The authors examined data from 3232 patients with pathogen-confirmed COVID-19 who were hospitalized between January 18th and March 27th, 2020, at Tongji Hospital in Wuhan, China. They used propensity score matching to minimize selection bias.
They analyzed 2665 hospitalized COVID-19 patients with complete clinical outcome data. Main findings included:
- Age, sex, and cancer history were independent risk factors for mortality in multivariate analyses
- Patients with cancer exhibited a significant increase in mortality rate (29.4% vs. 10.2%, P < 0.0001)
- Clinical outcomes of patients with hematological malignancies had mortality rates twice that of patients with solid tumors (50% vs. 26.1%)

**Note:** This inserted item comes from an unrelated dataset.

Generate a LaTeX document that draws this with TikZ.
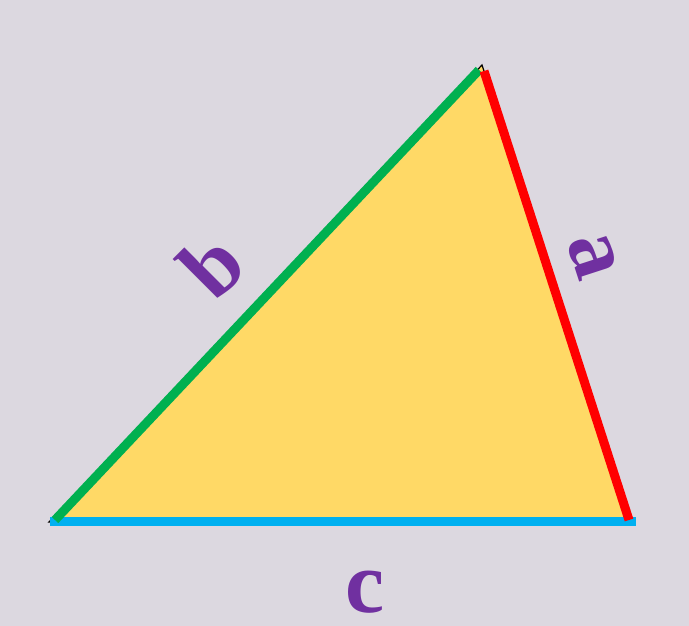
\documentclass[tikz,border=0pt]{standalone}
\usepackage{fontspec}
\setmainfont{Liberation Serif}
\definecolor{bgc}{HTML}{DCD8E0}
\definecolor{fillc}{HTML}{FFD966}
\definecolor{gline}{HTML}{00B050}
\definecolor{rline}{HTML}{FF0000}
\definecolor{cline}{HTML}{00B0F0}
\definecolor{lab}{HTML}{7030A0}
\begin{document}
\begin{tikzpicture}[x=1pt,y=-1pt,
  edge/.style={line width=9pt,line cap=butt},
  lbl/.style={text=lab,font=\fontsize{88}{88}\selectfont\bfseries,inner sep=0pt}]
\fill[bgc] (0,0) rectangle (689,626);
\useasboundingbox (0,0) rectangle (689,626);
\coordinate (A) at (49,522);
\coordinate (B) at (482,65);
\coordinate (C) at (633,522);
\filldraw[fill=fillc,draw=black,line width=1.2pt] (A) -- (B) -- (C) -- cycle;
\coordinate (c1) at (50,521);
\coordinate (c2) at (636,521);
\coordinate (g1) at (55,520);
\coordinate (g2) at (479,70);
\coordinate (r1) at (484,71);
\coordinate (r2) at (629,520);
\draw[edge,cline] (c1) -- (c2);
\draw[edge,gline] (g1) -- (g2);
\draw[edge,rline] (r1) -- (r2);
\node[lbl,rotate=45] (lb) at (212,265) {b};
\node[lbl,rotate=-72] (la) at (593,256) {a};
\node[lbl] (lc) at (365,592) {c};
\end{tikzpicture}
\end{document}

- Cancer patients with complications had a significantly higher risk of poor outcomes
- After propensity score matching, cancer patients still had a higher risk of mortality than the matched noncancer patients (odds ratio (OR) 2.98, 95% confidence interval (95% CI) 1.76–5.06)
- Elevations in ferritin, high-sensitivity C-reactive protein, erythrocyte sedimentation rate, procalcitonin, prothrombin time, interleukin-2 (IL-2) receptor, and interleukin-6 (IL-6) were observed in cancer patients
In summary, this study found that cancer history was the only independent risk factor for COVID-19 among common comorbidities. Moreover, several laboratory parameters were significantly different between cancer patients and matched noncancer patients, which may indicate specific immune and inflammatory reactions in COVID-19 patients with cancer.